Il s’alarme notamment de la répression des idées et de la différence par le tout-sécuritaire, et a été particulièrement peiné par les déchaînements de haine contre ces « maudits ravers du Lieuron, où finalement il n’y a pas eu de cluster (…) J’ai peur qu’à un moment, on ne fasse même plus la distinction entre une teuf au Lieuron et un club qui diffuse de la musique électronique ». Avec désillusion, le jeune trentenaire ouvre les yeux sur un combat que sa génération n’a pas vraiment eu à mener. « On a l’impression de repartir à zéro et de devoir justifier que c’est de la musique », déplore-t-il. L’empire du silence et de la stigmatisation contre-attaque.

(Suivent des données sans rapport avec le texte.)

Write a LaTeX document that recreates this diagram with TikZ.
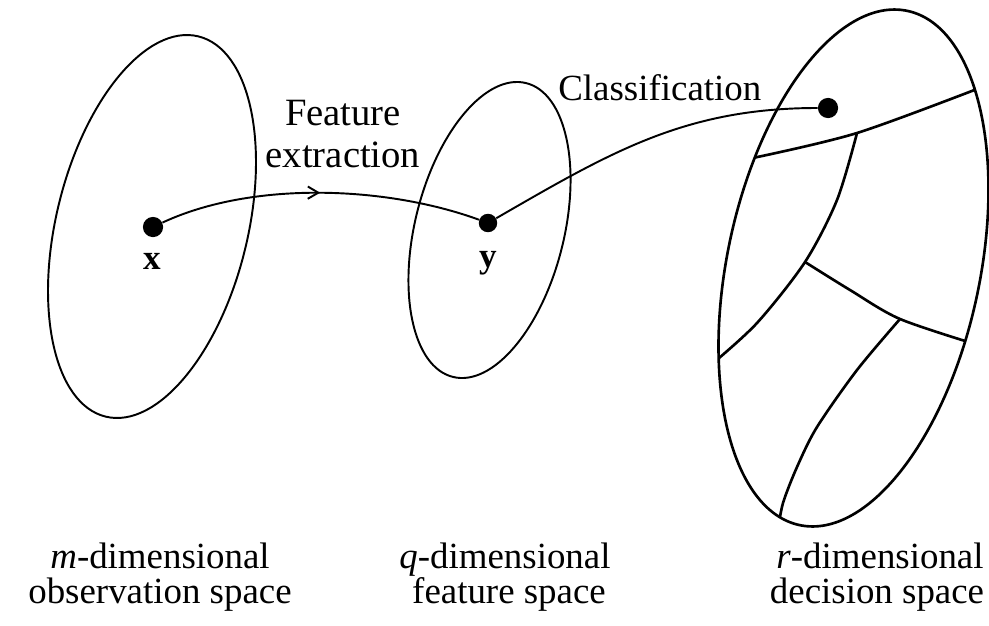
\documentclass[tikz,border=0pt]{standalone}
\usepackage{fontspec}
\setmainfont{Liberation Serif}
\usetikzlibrary{arrows.meta,decorations.markings}
\begin{document}
\begin{tikzpicture}[x=0.02cm,y=-0.02cm,
  region/.style={line width=1.1pt},
  part/.style={line width=1.5pt},
  conn/.style={line width=1.1pt},
  spot/.style={circle,fill=black,inner sep=0pt,minimum size=#1},
  spot/.default=11pt,
  caption/.style={font=\fontsize{21}{20}\selectfont,anchor=base,inner sep=0pt},
  proc/.style={font=\fontsize{22}{24}\selectfont,anchor=base,inner sep=0pt},
  vec/.style={font=\fontsize{20}{20}\selectfont\bfseries,anchor=base,inner sep=0pt}]
\useasboundingbox (0,0) rectangle (989,625);

% spaces
\draw[region, rotate around={-13.7:(152,226.5)}] (152,226.5) ellipse [x radius=95.8, y radius=195.7];
\draw[region, rotate around={-14:(489.5,230)}] (489.5,230) ellipse [x radius=74.5, y radius=151.4];
\draw[part, rotate around={-11.8:(853.5,268)}] (853.5,268) ellipse [x radius=126.5, y radius=262.7];

% decision regions
\begin{scope}
  \clip[rotate around={-11.8:(853.5,268)}] (853.5,268) ellipse [x radius=126.5, y radius=262.7];
  \draw[part] plot[smooth] coordinates {(748,159) (857,133) (990,84)};
  \draw[part] plot[smooth] coordinates {(857,133) (837,200) (805,262) (757,323) (712,364)};
  \draw[part] plot[smooth] coordinates {(805,262) (850,290) (900,319) (978,345)};
  \draw[part] plot[smooth] coordinates {(900,319) (857,370) (817,427) (797,467) (783,503) (778,530)};
\end{scope}

% points
\node[spot=11.5pt] (x) at (153,227) {};
\node[spot=10.5pt] (y) at (488,223) {};
\node[spot=11.5pt] (z) at (828,108) {};

% mappings
\draw[conn, postaction={decorate},
  decoration={markings, mark=at position 0.5 with {\arrow{Straight Barb[length=6pt,width=7pt]}}}]
  (x) to[out=25, in=160, looseness=0.8] (y);
\draw[conn] (y) to[out=30, in=180] (z);

% labels
\node[vec] (xl) at (152,269) {x};
\node[vec] (yl) at (488,267) {y};
\node[proc] (fe1) at (343,125) {Feature};
\node[proc] (fe2) at (343,167) {extraction};
\node[proc, font=\fontsize{21}{24}\selectfont, anchor=base west] (cl) at (558,100) {Classification};

\node[caption] (o1) at (160,568) {\textit{m}-dimensional};
\node[caption] (o2) at (160,603) {observation space};
\node[caption] (f1) at (505,568) {\textit{q}-dimensional};
\node[caption] (f2) at (509,603) {feature space};
\node[caption] (d1) at (880,568) {\textit{r}-dimensional};
\node[caption] (d2) at (877,603) {decision space};
\end{tikzpicture}
\end{document}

Pour autant, Théo reste combatif. « On peut se lever ensemble, on est aussi un contre-pouvoir. Ce n’est plus un microcosme, beaucoup de gens écoutent de la techno ». Il avoue à ce sujet son admiration pour le milieu free party, qui a toujours contourné la légalité pour prendre la clé des champs, bien souvent littéralement. « Grand respect à cette scène free party capable d’envoyer un texto à 18h et d’avoir 2500 loustics qui empêchent les flics de rentrer à minuit. Ils ont une force, un savoir-faire assez fascinants ».
Dans l’album de Théo, le morceau qui suit « Les Rave party sont interdites » s’appelle « Infoline » comme un pied de nez à l’interdiction. « Il va falloir s’organiser en petits groupes pour refaire des teufs, trouver des moyens alternatifs », prédit-il. C’est d’ailleurs ce genre d’alternative que souhaite proposer son nouveau collectif 35 Volts, qui a récemment remporté un appel à projet de Rennes Métropole pour la gestion de la Ferme de Quincé, dans le nord de la ville. L’objectif est d’en faire un lieu “agriculturel” où se côtoieront permaculture, restauration et activités culturelles. Un joli horizon de projet collectif en ces temps incertains.